The growth in prison populations and the rising militarization, both of which are led by US society, are only the most concrete, condensed manifestations of a diffuse security regime in which we are all interned and enlisted. Why are these trends taking place now? One phenomenon that corresponds historically with the rise of the security regime in its various forms is the predominance of neoliberal strategies of the capitalist economy. The increasing precarity, flexibility, and mobility of workers required by the neoliberal economy marks a new phase of primitive accumulation in which various strata of surplus populations are created. If left to their own devices, the unemployed and underemployed poor can constitute dangerous classes from the perspective of the forces of order.

All the forms of our internment and enlistment in the security regime, in fact, fulfill the role that Marx credits to the “bloody legislation” in precapitalist England directed at the propertyless and vagrant classes. In addition to coercing the formerly rural populations to accept sedentary jobs in urban centers, the legislation also created the discipline by which the future proletarians would accept wage labor as if it were their own wish and destiny. So, too, our participation in security society operates as a kind of training or dressage of our desires and hopes but also and most importantly our fears. Prison functions in part as a warehouse for surplus population but also as a frightening lesson to the “free” population.

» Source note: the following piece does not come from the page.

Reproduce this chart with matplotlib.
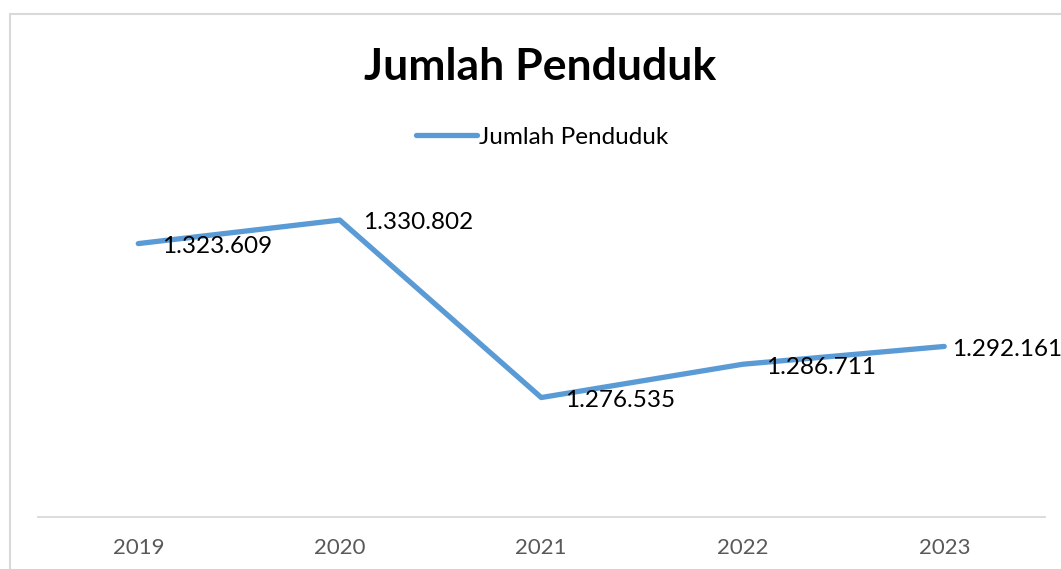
import matplotlib
matplotlib.use("Agg")
import matplotlib.pyplot as plt
from matplotlib.patches import Rectangle

years = ["2019", "2020", "2021", "2022", "2023"]
population = [1323609, 1330802, 1276535, 1286711, 1292161]
labels = ["1.323.609", "1.330.802", "1.276.535", "1.286.711", "1.292.161"]
title = "Jumlah Penduduk"

W, H = 1061, 569
fig = plt.figure(figsize=(W / 100, H / 100), dpi=100)
fig.patch.set_facecolor("white")
plt.rcParams['font.family'] = ['Lato', 'DejaVu Sans']

# chart border (cropped at right/bottom)
fig.patches.append(Rectangle((10 / W, -0.1), 1.2, 1 - 14 / H + 0.1, transform=fig.transFigure,
                             fill=False, edgecolor="#d9d9d9", linewidth=1.5))

ax = fig.add_axes([37.5 / W, 52 / H, (1045 - 37.5) / W, (517 - 190) / H])
x = list(range(len(years)))
ax.plot(x, population, color="#5B9BD5", linewidth=3.8, solid_capstyle="round",
        solid_joinstyle="round", label=title)
ax.set_xlim(-0.5, len(years) - 0.5)
ax.set_ylim(1240000, 1340000)
ax.set_xticks(x)
ax.set_xticklabels(years, color="#595959", fontsize=16)
ax.tick_params(axis="x", length=0, pad=15)
ax.set_yticks([])
for s in ["top", "right", "left"]:
    ax.spines[s].set_visible(False)
ax.spines["bottom"].set_color("#d9d9d9")
ax.spines["bottom"].set_linewidth(1.3)
ax.patch.set_alpha(0)

for i, (xi, yi, lab) in enumerate(zip(x, population, labels)):
    dx = 17 if i < len(x) - 1 else 5.5
    ax.annotate(lab, (xi, yi), xytext=(dx, -2), textcoords="offset points",
                ha="left", va="center", fontsize=17.5, color="black",
                annotation_clip=False)

fig.text(540 / W, 1 - 67 / H, title, ha="center", va="center", fontsize=32,
         fontweight="bold", color="black")
leg = fig.legend(loc="center", bbox_to_anchor=(542 / W, 1 - 137 / H), frameon=False,
                 fontsize=17.5, handlelength=2.5, handletextpad=0.1)

fig.savefig("out.png", dpi=100)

Furthermore, the current economic and financial crisis adds a whole series of other fears. And in many cases one of the greatest fears is that of being out of work and thus not being able to survive. You have to be good worker, loyal to your employer, and not go out on strike, or you’ll find yourself out of work and unable to pay your debts.

Fear is the primary motivation for the securitized to accept not only its double role, watcher and watched, in the surveillance regime but also the fact that so many others are even further deprived of their freedom. The securitized lives in fear of a combination of punishments and external threats. Fear of the ruling powers and their police is a factor but more important and effective is fear of dangerous others and unknown threats – a generalized social fear. In some ways those who are in prison have less to fear; rather, even though the threats they face from the carceral machine, the guards, and other inmates, are severe, they are more limited and knowable. Fear in the security regime is an empty signifier in which all kinds of terrifying phantoms can appear.

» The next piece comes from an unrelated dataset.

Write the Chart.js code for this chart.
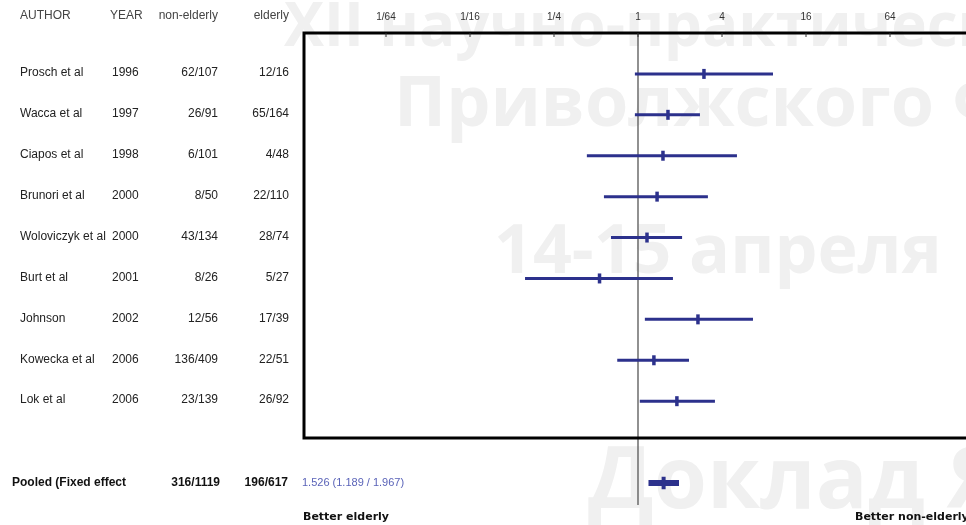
<!DOCTYPE html>
<html>
<head>
<meta charset="utf-8">
<script src="https://cdn.jsdelivr.net/npm/chart.js@4"></script>
<style>
html, body { margin: 0; padding: 0; background: #fff; }
#wrap { width: 966px; height: 525px; position: relative; }
</style>
</head>
<body>
<div id="wrap"><canvas id="forestChart" width="966" height="525"></canvas></div>
<script>
// studies (top to bottom)
const authors = ['Prosch et al', 'Wacca et al', 'Ciapos et al', 'Brunori et al', 'Woloviczyk et al',
                 'Burt et al', 'Johnson', 'Kowecka et al', 'Lok et al'];
const years = ['1996', '1997', '1998', '2000', '2000', '2001', '2002', '2006', '2006'];
const nonElderly = ['62/107', '26/91', '6/101', '8/50', '43/134', '8/26', '12/56', '136/409', '23/139'];
const elderly = ['12/16', '65/164', '4/48', '22/110', '28/74', '5/27', '17/39', '22/51', '26/92'];

// odds ratio and confidence limits
const ratio = [2.97, 1.64, 1.51, 1.37, 1.16, 0.53, 2.69, 1.30, 1.90];
const lower = [0.95, 0.95, 0.43, 0.57, 0.64, 0.155, 1.12, 0.71, 1.03];
const upper = [9.28, 2.78, 5.12, 3.17, 2.07, 1.78, 6.67, 2.32, 3.56];

// pooled row
const pooledLabel = 'Pooled (Fixed effect';
const pooledNonElderly = '316/1119';
const pooledElderly = '196/617';
const pooledRatio = 1.526;
const pooledLower = 1.189;
const pooledUpper = 1.967;
const pooledText = '1.526 (1.189 / 1.967)';

// top axis
const tickValues = [1 / 64, 1 / 16, 1 / 4, 1, 4, 16, 64];
const tickLabels = ['1/64', '1/16', '1/4', '1', '4', '16', '64'];

const navy = '#2c318c';
const pooledRow = authors.length + 2;

const datasets = [];
authors.forEach((a, i) => {
  datasets.push({
    label: a,
    data: [{ x: lower[i], y: i + 1 }, { x: upper[i], y: i + 1 }],
    showLine: true,
    borderColor: navy,
    borderWidth: 3,
    pointRadius: 0,
    order: 2,
    clip: false
  });
});
datasets.push({
  label: 'estimate',
  data: ratio.map((r, i) => ({ x: r, y: i + 1 })),
  showLine: false,
  pointStyle: 'line',
  pointRotation: 90,
  pointRadius: 5,
  pointBorderWidth: 3.5,
  borderColor: navy,
  order: 0,
  clip: false
});
datasets.push({
  label: 'pooled',
  data: [{ x: pooledLower, y: pooledRow }, { x: pooledUpper, y: pooledRow }],
  showLine: true,
  borderColor: navy,
  borderWidth: 6,
  pointRadius: 0,
  order: 2,
  clip: false
});
// pooled row sits below the box, outside the chart area, so its marker is a short vertical line
datasets.push({
  label: 'pooled estimate',
  data: [{ x: pooledRatio, y: pooledRow - 0.15 }, { x: pooledRatio, y: pooledRow + 0.15 }],
  showLine: true,
  borderColor: navy,
  borderWidth: 4,
  pointRadius: 0,
  order: 0,
  clip: false
});

const forestDecor = {
  id: 'forestDecor',
  beforeDatasetsDraw(chart) {
    const { ctx, chartArea: area, scales: { x } } = chart;
    ctx.save();
    // reference line at 1
    const x1 = x.getPixelForValue(1);
    ctx.strokeStyle = '#555';
    ctx.lineWidth = 1.3;
    ctx.beginPath();
    ctx.moveTo(x1, area.top);
    ctx.lineTo(x1, 505);
    ctx.stroke();
    // box
    ctx.strokeStyle = '#000';
    ctx.lineWidth = 3;
    ctx.beginPath();
    ctx.moveTo(area.right + 5, area.top);
    ctx.lineTo(area.left, area.top);
    ctx.lineTo(area.left, area.bottom);
    ctx.lineTo(area.right + 5, area.bottom);
    ctx.stroke();
    // ticks + labels
    ctx.strokeStyle = '#333';
    ctx.lineWidth = 1;
    ctx.fillStyle = '#333';
    ctx.font = '10px "Liberation Sans", Arial, sans-serif';
    ctx.textAlign = 'center';
    ctx.textBaseline = 'middle';
    tickValues.forEach((v, i) => {
      const px = x.getPixelForValue(v);
      ctx.beginPath();
      ctx.moveTo(px, area.top);
      ctx.lineTo(px, area.top + 4);
      ctx.stroke();
      ctx.fillText(tickLabels[i], px, 17);
    });
    ctx.restore();
  },
  afterDraw(chart) {
    const { ctx, scales: { y } } = chart;
    ctx.save();
    ctx.textBaseline = 'middle';
    // header
    ctx.font = '12px "Liberation Sans", Arial, sans-serif';
    ctx.fillStyle = '#444';
    ctx.textAlign = 'left';
    ctx.fillText('AUTHOR', 20, 16);
    ctx.fillText('YEAR', 110, 16);
    ctx.textAlign = 'right';
    ctx.fillText('non-elderly', 218, 16);
    ctx.fillText('elderly', 289, 16);
    // study rows
    ctx.fillStyle = '#222';
    authors.forEach((a, i) => {
      const py = y.getPixelForValue(i + 1) - 1;
      ctx.textAlign = 'left';
      ctx.fillText(a, 20, py);
      ctx.fillText(years[i], 112, py);
      ctx.textAlign = 'right';
      ctx.fillText(nonElderly[i], 218, py);
      ctx.fillText(elderly[i], 289, py);
    });
    // pooled row
    const pp = y.getPixelForValue(pooledRow);
    ctx.font = 'bold 12px "Liberation Sans", Arial, sans-serif';
    ctx.fillStyle = '#111';
    ctx.textAlign = 'left';
    ctx.fillText(pooledLabel, 12, pp);
    ctx.textAlign = 'right';
    ctx.fillText(pooledNonElderly, 220, pp);
    ctx.fillText(pooledElderly, 288, pp);
    ctx.textAlign = 'left';
    ctx.font = '11px "Liberation Sans", Arial, sans-serif';
    ctx.fillStyle = '#5a63b8';
    ctx.fillText(pooledText, 302, pp);
    // favours labels
    ctx.font = 'bold 11px "DejaVu Sans", sans-serif';
    ctx.fillStyle = '#111';
    ctx.fillText('Better elderly', 303, 517);
    ctx.fillText('Better non-elderly', 855, 517);
    // watermark
    ctx.globalCompositeOperation = 'darken';
    ctx.fillStyle = '#f0f0f0';
    ctx.textBaseline = 'alphabetic';
    ctx.font = 'bold 60px "Open Sans", sans-serif';
    ctx.fillText('XII научно-практической', 284, 46);
    ctx.font = 'bold 70px "Open Sans", sans-serif';
    ctx.fillText('Приволжского Федерального', 394, 126);
    ctx.font = 'bold 68px "Open Sans", sans-serif';
    ctx.fillText('14-15 апреля', 494, 273);
    ctx.font = 'bold 86px "Open Sans", sans-serif';
    ctx.fillText('Доклад Я', 588, 508);
    ctx.restore();
  }
};

new Chart(document.getElementById('forestChart'), {
  type: 'scatter',
  data: { datasets },
  options: {
    responsive: false,
    animation: false,
    devicePixelRatio: 1,
    layout: { autoPadding: false, padding: { left: 304, right: 0, top: 33, bottom: 87 } },
    plugins: { legend: { display: false }, tooltip: { enabled: false } },
    scales: {
      x: {
        type: 'logarithmic',
        display: false,
        bounds: 'data',
        min: Math.pow(2, -334 / 42),
        max: Math.pow(2, 328 / 42)
      },
      y: {
        type: 'linear',
        display: false,
        reverse: true,
        bounds: 'data',
        min: 0,
        max: 9.9
      }
    }
  },
  plugins: [forestDecor]
});
</script>
</body>
</html>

Thomas Jefferson, in one of his least glorious and least courageous moments, was driven by fear to justify not only the compromise to allow slavery in the new state of Missouri but also the continuation of slavery in the United States. “We have the wolf by the ear,” he writes, “and we can neither hold him, nor safely let him go. Justice is in one scale, and self-preservation in the other.” Since injustices to generations of black slaves have accumulated in their bones a rightful rage, Jefferson reasons, which, if unleashed, will destroy white society, slavery, although unjust, must be continued in order to hold the beast at bay. Today’s securitized society functions by the same ignoble logic but now the wolves are already loose, lurking in the shadows, a perpetual threat. All kinds of injustices can be warranted by the ghostly apparitions of a generalized fear.